In his penultimate paragraph, he writes:
There can be no doubt that fortunes have been reaped from the Iraq war as they have been from other experiments in disaster capitalism. Yet I remain unconvinced that the corporations Klein berates throughout the book understand, let alone control, the anarchic global capitalism that has been allowed to develop over the past couple of decades - any more than the neo-liberal ideologues who helped create it foresaw where it would lead. Rightly, Klein insists that free market ideology must bear responsibility for the crimes committed on its behalf - just as Marxist ideology must be held to account for the crimes of communism. But she says remarkably little about the illusions by which neo-liberal ideologues were themselves blinded. Milton Friedman and his disciples believed a western-style free market would spring up spontaneously in post-communist Russia. They were left gawping when central planning was followed by the criminalised free-for-all of the 90s, and were unprepared for the rise of Putin's resource-based state capitalism. These ideologues were not the sinister, Dr Strangelove-like figures of the anti-capitalist imagination. They were comically deluded bien-pensants, who promoted their utopian schemes with messianic fervour and have been left stranded by history, as the radiant future they confidently predicted has failed to arrive.
I disagree with most of this paragraph, which is packed with a lot of questionable assumptions. I won't attempt a point-by-point response, but let me try to address some of them.
In an earlier post in which I briefly asserted that capitalism needs states, I quoted a passage from a Noam Chomsky essay from 1977 ("American Foreign Policy in the Middle East", collected in Towards a New Cold War).

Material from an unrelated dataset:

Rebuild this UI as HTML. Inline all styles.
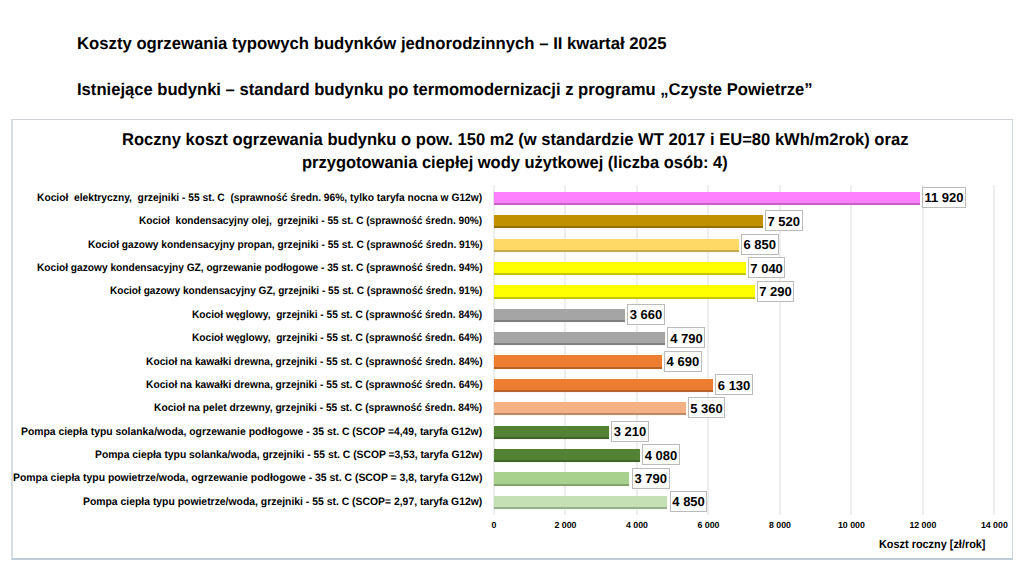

As the titles makes plain, the essay was specifically about American policy in the Middle East and, in part, about the role of the oil companies in the region. Here is how the passage began:
The oil companies face local problems as a result of continued American barriers to a political settlement of the Arab-Israeli crisis in the only possible manner, that is, with a two-state settlement along roughly the 1967 borders. But the basic long-term interests of American capitalism have, so far, been adequately served by this policy. As noted before, this is not the first time that the oil companies, despite their power, have been subordinated to more general interests.
And what are these more general interests? They are the maintenance of the capitalist system as a whole. This is where the idea that capitalism needs states comes in. In his review, Gray says: "There are very few books that really help us understand the present." I agree. Gray suggests that Klein's is just such a book. Here are two more: A Brief History of Neoliberalism, by David Harvey, and Empire of Capital, by Ellen Meiksins Wood.
In his book, Harvey traces the development of, experimentation with, and eventual widespread political accommodation to neoliberal ideas and policies. The bankruptcy of New York City in the 1970s; the assassination of Allende of Chile in 1973, followed by the first imposition of Milton Friedman's neoliberal ideas on a nationwide scale by Pinochet, guided by Chicago-trained economists; Thatcherite England; Carter and Reagan; the capitalization of China: Harvey discusses all of this and more, along the way comparing the rhetoric of neoliberalism with the practice. Where Gray paints Friedman and his followers as deluded "utopians" (not unlike popular conceptions of communist revolutionaries), Harvey shows that "the theoretical utopianism of neoliberal argument has . . . primarily worked as a system of justification and legitimation for whatever needed to be done to achieve" the goal of "restoring, or some instances (as in Russia and China) creating, the power of an economic elite". In short, class war, justified by the attractive but ultimately empty rhetoric of freedom. That is, they knew what they were doing, even if Gray is right (and I think he probably is) that "disaster capitalism is now creating disasters larger than [the system] can handle". (For more on what happened to New York City in the 1970s, see "Neoliberalism and the City" from Studies in Social Justice (the link is to a pdf); for an even briefer history of neoliberalism than offered by Harvey's book, see this excellent interview with Harvey at The Monthly Review's MRZine.)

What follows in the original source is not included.